Robert Owen (Bob) Makinson
Robert Owen (Bob) Makinson has received a 2022 Australian Biosecurity Award in the Environmental Biosecurity category.
Bob Makinson has been instrumental in galvanising attention and action for the introduced plant disease myrtle rust (Austropuccinia psidii). He has used his botanical and conservation expertise to raise awareness, and to secure support and funding across community groups, research institutions and governments at all levels. Myrtle rust attacks a wide range of species in the plant family Myrtaceae in the natural environment and threatens many with extinction.
When myrtle rust was first detected in Australia in 2010, Bob was President of the Australian Network for Plant Conservation (ANPC). He realised that little information and expertise on this pathogen was available to the conservation and land management sectors where the pathogen would have severe effects. By 2011 he had designed and launched a series of one-day workshops (eventually 40 nationwide), and a manual on myrtle rust recognition, risk assessment and management. The workshops helped transfer specialist knowledge into the wider conservation arena.

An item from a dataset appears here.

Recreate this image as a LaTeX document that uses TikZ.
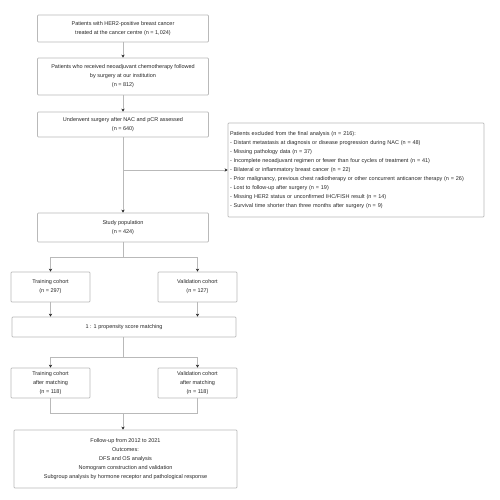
\documentclass[tikz,border=0pt]{standalone}
\usepackage{fontspec}
\setmainfont{Liberation Sans}
\usetikzlibrary{arrows.meta}

\tikzset{
  flowbox/.style={draw=gray!55, line width=0.7pt, rounded corners=0.8pt, align=center,
    text=black!85, font=\fontsize{5.5}{9}\selectfont, inner sep=2pt},
  flowline/.style={draw=gray!55, line width=0.7pt},
  >={Stealth[length=3pt,width=3.2pt,black!85]}
}

\begin{document}
\begin{tikzpicture}[x=1pt,y=1pt]
\useasboundingbox (0,0) rectangle (500,-500);

% main column
\node[flowbox, minimum width=171pt, minimum height=27pt] (pool) at (123,-28.5)
  {Patients with HER2-positive breast cancer\\ treated at the cancer centre (n = 1,024)};
\node[flowbox, minimum width=171pt, minimum height=37pt] (nac) at (123,-76.5)
  {Patients who received neoadjuvant chemotherapy followed\\ by surgery at our institution\\ (n = 812)};
\node[flowbox, minimum width=171pt, minimum height=25pt] (surg) at (123,-124.5)
  {Underwent surgery after NAC and pCR assessed\\ (n = 640)};

% exclusions
\node[flowbox, align=left, text width=252pt, minimum height=94pt] (excl) at (356,-170)
  {Patients excluded from the final analysis (n = 216):\\
   - Distant metastasis at diagnosis or disease progression during NAC (n = 48)\\
   - Missing pathology data (n = 37)\\
   - Incomplete neoadjuvant regimen or fewer than four cycles of treatment (n = 41)\\
   - Bilateral or inflammatory breast cancer (n = 22)\\
   - Prior malignancy, previous chest radiotherapy or other concurrent anticancer therapy (n = 26)\\
   - Lost to follow-up after surgery (n = 19)\\
   - Missing HER2 status or unconfirmed IHC/FISH result (n = 14)\\
   - Survival time shorter than three months after surgery (n = 9)};

\node[flowbox, minimum width=171pt, minimum height=29pt] (study) at (123,-227.5)
  {Study population\\ (n = 424)};

% first split
\node[flowbox, minimum width=79pt, minimum height=30pt] (trainA) at (50.5,-287)
  {Training cohort\\ (n = 297)};
\node[flowbox, minimum width=79pt, minimum height=30pt] (validA) at (197.5,-287)
  {Validation cohort\\ (n = 127)};

\node[flowbox, minimum width=224pt, minimum height=20pt] (psm) at (124,-327)
  {1 : 1 propensity score matching};

% second split
\node[flowbox, minimum width=79pt, minimum height=30pt] (trainB) at (50.5,-383)
  {Training cohort\\ after matching\\ (n = 118)};
\node[flowbox, minimum width=79pt, minimum height=30pt] (validB) at (197.5,-383)
  {Validation cohort\\ after matching\\ (n = 118)};

\node[flowbox, minimum width=223pt, minimum height=58pt] (fu) at (125.5,-459)
  {Follow-up from 2012 to 2021\\ Outcomes:\\ DFS and OS analysis\\
   Nomogram construction and validation\\
   Subgroup analysis by hormone receptor and pathological response};

% connectors
\draw[flowline,->] (pool) -- (nac);
\draw[flowline,->] (nac) -- (surg);
\draw[flowline,->] (surg) -- (study);
\coordinate (exbr) at (surg.south |- excl.west);
\draw[flowline,->] (exbr) -- (excl.west);

\coordinate (splitA) at ([yshift=-15pt]study.south);
\draw[flowline] (study) -- (splitA);
\draw[flowline,->] (splitA) -| (trainA.north);
\draw[flowline,->] (splitA) -| (validA.north);
\draw[flowline,->] (trainA) -- (trainA.south |- psm.north);
\draw[flowline,->] (validA) -- (validA.south |- psm.north);

\coordinate (splitB) at ([yshift=-20pt]psm.south -| study.south);
\draw[flowline] (psm.south -| study.south) -- (splitB);
\draw[flowline,->] (splitB) -| (trainB.north);
\draw[flowline,->] (splitB) -| (validB.north);

\coordinate (joinB) at ([yshift=-15pt]trainB.south -| study.south);
\draw[flowline] (trainB.south) |- (joinB) -| (validB.south);
\draw[flowline,->] (joinB) -- (joinB |- fu.north);
\end{tikzpicture}
\end{document}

Bob has worked consistently with other concerned scientists and conservationists to develop a national response to this threat. He prepared the official finding on myrtle rust as a key threatening process in New South Wales in 2011 and has contributed to action and preparedness strategies in New South Wales and Western Australia. He initiated and has overseen a myrtle rust information hub on the ANPC website.
Since 2014, Bob has been a co-leader of a national expert working group to exchange technical information and to generate awareness and action among stakeholders. He built networks across botanic gardens, seed banks, academic institutions and governments, and non-government organisations.

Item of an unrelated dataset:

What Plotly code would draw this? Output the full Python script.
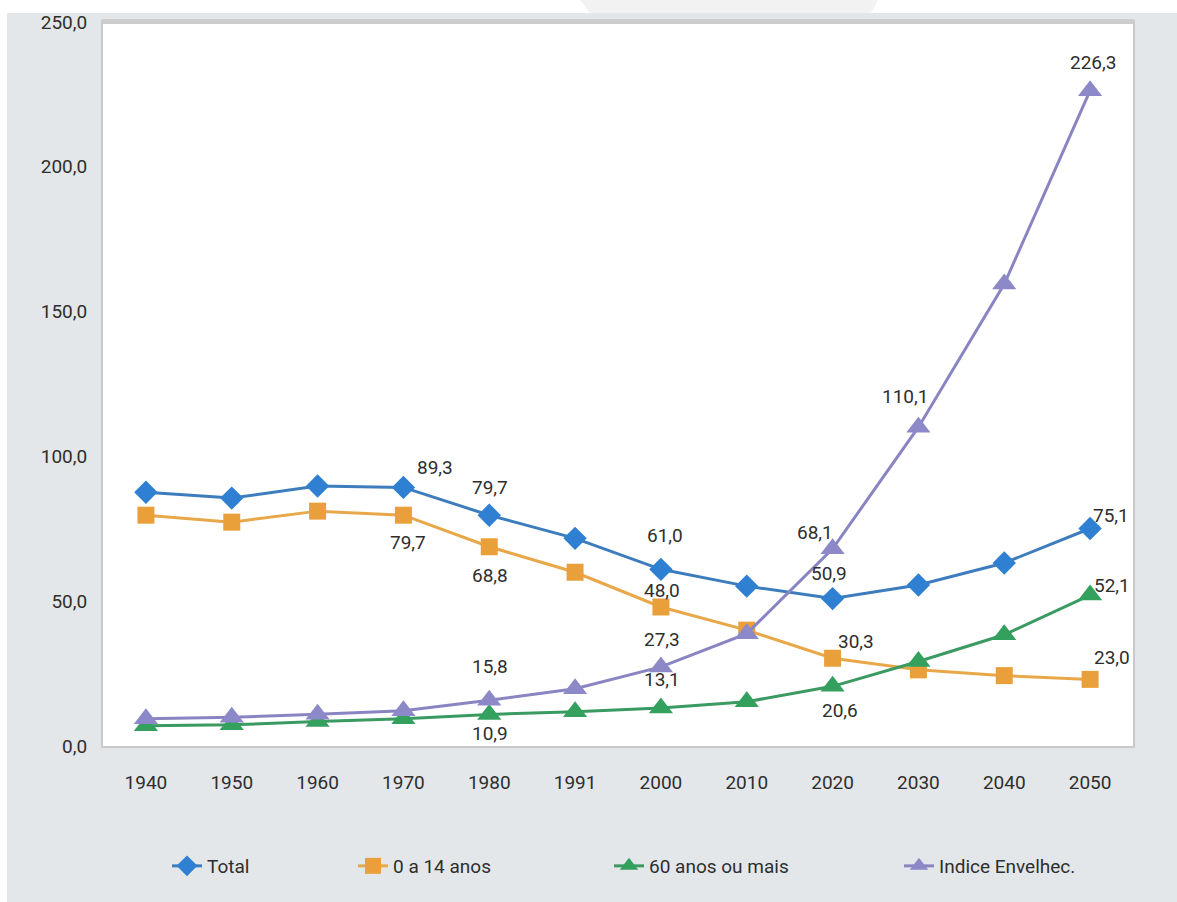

Bob wrote a comprehensive review of the environmental effects of myrtle rust in Australia in 2018, with funding from the Australian Government’s National Environmental Science Program and the Plant Biosecurity Cooperative Research Centre. This was followed by the Myrtle Rust in Australia: National Action Plan, published by the Australian Plant Biosecurity Science Foundation in 2020, which identifies priority species and actions required to combat the environmental effects of the disease. The Australian Government is now exploring options for a threat abatement plan based on the national action plan that Bob developed.

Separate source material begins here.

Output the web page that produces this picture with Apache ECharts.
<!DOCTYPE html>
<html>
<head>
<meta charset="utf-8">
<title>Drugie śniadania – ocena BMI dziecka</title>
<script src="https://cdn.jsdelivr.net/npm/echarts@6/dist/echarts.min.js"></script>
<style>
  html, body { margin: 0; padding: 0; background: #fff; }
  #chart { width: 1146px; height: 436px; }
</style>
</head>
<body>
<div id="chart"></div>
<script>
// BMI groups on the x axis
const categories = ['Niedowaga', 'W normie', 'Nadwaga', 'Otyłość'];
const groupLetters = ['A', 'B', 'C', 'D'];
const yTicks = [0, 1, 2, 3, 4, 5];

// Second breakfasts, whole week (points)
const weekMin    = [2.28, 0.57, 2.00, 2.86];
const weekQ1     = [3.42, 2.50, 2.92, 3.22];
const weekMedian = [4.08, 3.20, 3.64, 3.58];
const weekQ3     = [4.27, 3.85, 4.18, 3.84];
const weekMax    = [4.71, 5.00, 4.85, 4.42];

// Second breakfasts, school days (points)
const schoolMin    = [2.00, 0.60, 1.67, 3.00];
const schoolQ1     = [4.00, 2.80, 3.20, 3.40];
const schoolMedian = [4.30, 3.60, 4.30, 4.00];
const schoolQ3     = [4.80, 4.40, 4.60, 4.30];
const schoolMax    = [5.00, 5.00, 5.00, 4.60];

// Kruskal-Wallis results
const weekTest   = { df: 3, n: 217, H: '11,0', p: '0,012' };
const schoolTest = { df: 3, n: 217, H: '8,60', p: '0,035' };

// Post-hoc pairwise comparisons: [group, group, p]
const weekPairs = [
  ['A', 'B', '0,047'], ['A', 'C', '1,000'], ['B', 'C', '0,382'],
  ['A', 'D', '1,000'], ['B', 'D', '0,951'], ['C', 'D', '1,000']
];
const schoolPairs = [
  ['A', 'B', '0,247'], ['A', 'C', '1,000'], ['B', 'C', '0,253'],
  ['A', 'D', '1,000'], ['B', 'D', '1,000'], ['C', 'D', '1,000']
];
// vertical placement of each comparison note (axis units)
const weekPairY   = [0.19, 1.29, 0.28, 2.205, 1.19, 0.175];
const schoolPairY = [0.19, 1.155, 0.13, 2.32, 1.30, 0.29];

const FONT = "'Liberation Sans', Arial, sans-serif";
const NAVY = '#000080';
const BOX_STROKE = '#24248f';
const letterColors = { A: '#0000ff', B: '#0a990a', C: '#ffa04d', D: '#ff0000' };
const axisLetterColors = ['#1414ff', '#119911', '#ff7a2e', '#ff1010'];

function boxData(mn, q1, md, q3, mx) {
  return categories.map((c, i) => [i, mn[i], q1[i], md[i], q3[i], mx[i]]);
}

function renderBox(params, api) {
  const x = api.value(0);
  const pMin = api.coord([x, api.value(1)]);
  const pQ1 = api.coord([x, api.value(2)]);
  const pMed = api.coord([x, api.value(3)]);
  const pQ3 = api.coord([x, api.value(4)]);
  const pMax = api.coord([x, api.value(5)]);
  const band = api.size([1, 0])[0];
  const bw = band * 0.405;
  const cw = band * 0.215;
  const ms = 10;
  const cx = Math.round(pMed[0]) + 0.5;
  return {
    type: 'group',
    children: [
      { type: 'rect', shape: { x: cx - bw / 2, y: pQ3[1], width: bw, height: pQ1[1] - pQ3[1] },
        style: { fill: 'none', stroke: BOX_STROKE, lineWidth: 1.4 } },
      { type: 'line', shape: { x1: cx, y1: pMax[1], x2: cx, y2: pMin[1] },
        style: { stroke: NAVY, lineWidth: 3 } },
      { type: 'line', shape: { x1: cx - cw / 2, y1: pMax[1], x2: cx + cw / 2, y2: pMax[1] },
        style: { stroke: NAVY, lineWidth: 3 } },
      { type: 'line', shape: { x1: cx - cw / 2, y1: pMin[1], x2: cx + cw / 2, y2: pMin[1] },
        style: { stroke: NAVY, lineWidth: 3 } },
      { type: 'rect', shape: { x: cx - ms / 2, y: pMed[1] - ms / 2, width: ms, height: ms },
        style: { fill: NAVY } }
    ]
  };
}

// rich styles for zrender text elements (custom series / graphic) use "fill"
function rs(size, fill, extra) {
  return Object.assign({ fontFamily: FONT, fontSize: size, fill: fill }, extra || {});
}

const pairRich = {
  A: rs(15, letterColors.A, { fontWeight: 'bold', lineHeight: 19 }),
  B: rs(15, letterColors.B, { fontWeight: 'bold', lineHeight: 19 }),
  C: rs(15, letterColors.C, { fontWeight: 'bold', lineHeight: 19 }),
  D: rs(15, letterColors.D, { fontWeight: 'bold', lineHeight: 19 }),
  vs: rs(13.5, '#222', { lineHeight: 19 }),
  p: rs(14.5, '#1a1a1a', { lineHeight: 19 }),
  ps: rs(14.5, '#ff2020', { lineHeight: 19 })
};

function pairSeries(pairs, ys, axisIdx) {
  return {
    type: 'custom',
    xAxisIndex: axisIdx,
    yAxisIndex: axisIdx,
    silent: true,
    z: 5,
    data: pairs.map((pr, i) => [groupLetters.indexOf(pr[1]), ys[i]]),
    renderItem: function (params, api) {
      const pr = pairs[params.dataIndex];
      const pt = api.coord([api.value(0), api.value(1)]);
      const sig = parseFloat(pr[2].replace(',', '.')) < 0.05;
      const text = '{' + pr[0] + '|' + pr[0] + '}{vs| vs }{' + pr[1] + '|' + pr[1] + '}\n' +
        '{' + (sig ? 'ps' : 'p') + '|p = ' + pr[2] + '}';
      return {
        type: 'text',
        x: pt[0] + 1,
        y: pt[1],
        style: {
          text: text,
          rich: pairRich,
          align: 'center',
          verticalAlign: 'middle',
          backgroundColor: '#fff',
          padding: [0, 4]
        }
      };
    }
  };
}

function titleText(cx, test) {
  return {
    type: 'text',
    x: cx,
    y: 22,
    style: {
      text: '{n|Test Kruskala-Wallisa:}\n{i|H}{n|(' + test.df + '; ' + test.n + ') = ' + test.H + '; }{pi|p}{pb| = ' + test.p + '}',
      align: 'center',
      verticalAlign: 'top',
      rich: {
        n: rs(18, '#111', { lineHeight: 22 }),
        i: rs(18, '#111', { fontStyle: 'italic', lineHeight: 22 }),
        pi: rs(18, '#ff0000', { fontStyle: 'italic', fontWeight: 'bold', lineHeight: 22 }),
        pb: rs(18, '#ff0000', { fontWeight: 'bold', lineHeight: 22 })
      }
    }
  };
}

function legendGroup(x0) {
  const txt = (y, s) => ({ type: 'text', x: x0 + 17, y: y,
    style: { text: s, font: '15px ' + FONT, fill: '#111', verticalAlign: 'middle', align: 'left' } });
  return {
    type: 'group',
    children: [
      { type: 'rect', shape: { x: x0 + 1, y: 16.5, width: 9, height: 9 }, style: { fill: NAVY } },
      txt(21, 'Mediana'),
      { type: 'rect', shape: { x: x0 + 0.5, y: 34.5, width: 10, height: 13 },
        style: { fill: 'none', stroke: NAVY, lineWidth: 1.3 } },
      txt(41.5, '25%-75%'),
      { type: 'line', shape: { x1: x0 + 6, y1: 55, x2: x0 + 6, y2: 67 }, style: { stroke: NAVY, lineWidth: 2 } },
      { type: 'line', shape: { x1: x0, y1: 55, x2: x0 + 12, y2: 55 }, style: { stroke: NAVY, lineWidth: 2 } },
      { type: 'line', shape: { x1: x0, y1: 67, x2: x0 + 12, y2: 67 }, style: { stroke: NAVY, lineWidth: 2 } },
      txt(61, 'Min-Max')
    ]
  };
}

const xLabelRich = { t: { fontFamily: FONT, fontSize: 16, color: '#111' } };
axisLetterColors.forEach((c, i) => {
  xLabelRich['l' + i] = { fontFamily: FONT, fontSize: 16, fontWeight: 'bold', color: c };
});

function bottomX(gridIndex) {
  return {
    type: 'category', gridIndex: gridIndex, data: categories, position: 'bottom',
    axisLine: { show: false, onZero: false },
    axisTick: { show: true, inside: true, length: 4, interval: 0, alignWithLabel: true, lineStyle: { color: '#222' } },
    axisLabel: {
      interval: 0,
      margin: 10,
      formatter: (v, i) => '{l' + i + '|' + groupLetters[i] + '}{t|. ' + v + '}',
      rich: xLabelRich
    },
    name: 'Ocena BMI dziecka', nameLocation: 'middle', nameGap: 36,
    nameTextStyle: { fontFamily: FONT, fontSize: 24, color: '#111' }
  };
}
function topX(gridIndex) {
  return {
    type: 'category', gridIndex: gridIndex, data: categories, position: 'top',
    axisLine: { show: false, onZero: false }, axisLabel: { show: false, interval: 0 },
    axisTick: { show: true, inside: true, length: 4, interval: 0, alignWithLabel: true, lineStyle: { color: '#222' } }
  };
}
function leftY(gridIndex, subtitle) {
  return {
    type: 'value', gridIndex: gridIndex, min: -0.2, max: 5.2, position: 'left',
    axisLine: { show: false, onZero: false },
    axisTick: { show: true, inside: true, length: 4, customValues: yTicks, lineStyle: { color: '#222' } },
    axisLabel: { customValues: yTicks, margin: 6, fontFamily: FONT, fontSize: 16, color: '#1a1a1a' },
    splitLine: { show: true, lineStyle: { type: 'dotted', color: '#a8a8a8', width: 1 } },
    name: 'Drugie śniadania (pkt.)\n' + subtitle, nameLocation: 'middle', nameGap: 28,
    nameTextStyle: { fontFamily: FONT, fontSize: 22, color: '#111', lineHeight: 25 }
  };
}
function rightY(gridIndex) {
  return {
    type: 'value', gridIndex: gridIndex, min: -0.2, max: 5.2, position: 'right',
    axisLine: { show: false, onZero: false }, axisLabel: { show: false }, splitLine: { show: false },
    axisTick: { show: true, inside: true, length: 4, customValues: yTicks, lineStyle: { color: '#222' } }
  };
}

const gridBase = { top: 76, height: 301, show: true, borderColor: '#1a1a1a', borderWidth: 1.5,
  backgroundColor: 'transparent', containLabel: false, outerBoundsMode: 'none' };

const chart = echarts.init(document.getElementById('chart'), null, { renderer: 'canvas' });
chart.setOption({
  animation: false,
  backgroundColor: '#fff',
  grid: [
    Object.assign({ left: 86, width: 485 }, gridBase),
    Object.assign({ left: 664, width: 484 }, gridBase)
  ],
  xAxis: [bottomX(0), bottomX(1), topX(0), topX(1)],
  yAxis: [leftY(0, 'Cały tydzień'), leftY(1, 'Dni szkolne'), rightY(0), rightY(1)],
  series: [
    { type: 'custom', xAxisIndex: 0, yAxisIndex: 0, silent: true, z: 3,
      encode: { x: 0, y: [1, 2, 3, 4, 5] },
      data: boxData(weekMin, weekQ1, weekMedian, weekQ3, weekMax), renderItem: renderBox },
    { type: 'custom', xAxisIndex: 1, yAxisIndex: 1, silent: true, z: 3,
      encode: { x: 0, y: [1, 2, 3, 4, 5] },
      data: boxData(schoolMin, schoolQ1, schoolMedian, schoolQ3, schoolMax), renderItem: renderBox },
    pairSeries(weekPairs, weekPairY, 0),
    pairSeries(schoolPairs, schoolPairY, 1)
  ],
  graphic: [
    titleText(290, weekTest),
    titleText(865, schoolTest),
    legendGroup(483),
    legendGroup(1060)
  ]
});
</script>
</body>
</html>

Since 2021, Bob has been helping to plan and implement a Commonwealth-funded flagship project to save native guava (Rhodomyrtus psidioides), managed by the ANPC and project partners in Queensland, New South Wales, the Australian Capital Territory and Victoria.
Bob Makinson was nominated by Jo Lynch from the Australian Network for Plant Conservation.
Watch a video about their work
Introduction
This is the accessible text transcript of a 2022 Australian Biosecurity Awards winner video featuring Bob Makinson.
Transcript
My name is Bob Makinson. I'm a botanist and I've spent 40 years studying Australian native plants and increasingly, their conservation because many of them are under threat. One of the worst threats to emerge in recent years has been a plant disease called Myrtle rust. Introduced to Australia in 2010, it's spread up and down the east coast very rapidly.
Myrtle rust has been capable of infecting already over 350 Australian native plant species, and somewhere between 20 and 40 of those we think are, or know, are declining very rapidly towards extinction as a direct result of this disease.
There is no effective management tool in the wild, there is no magic bullet. So one of the most effective things we can do for these severely affected species is to get as many as possible of them into protected plant growing conditions, to study the disease, how it works and hopefully develop more resistant plant genotypes that can be used to reinforce populations in the wild in the future.
I'm standing today in Lismore Botanic Gardens in northern New South Wales, which is helping to host a collection of Native guava, part of a much larger collection dispersed nationally, which we hope is going to be the basis for recovery of this species in the wild and provide a model for other species affected by Myrtle rust as well.
Myrtle rust is one of many plant diseases that pose a direct biodiversity threat to Australia. We cannot let these diseases and pests affect our national heritage. Biodiversity is everybody's business. I do much of my work through the Australian Network for Plant Conservation. www.anpc.asn.au.
I'm Bob Makinson. This is what I do.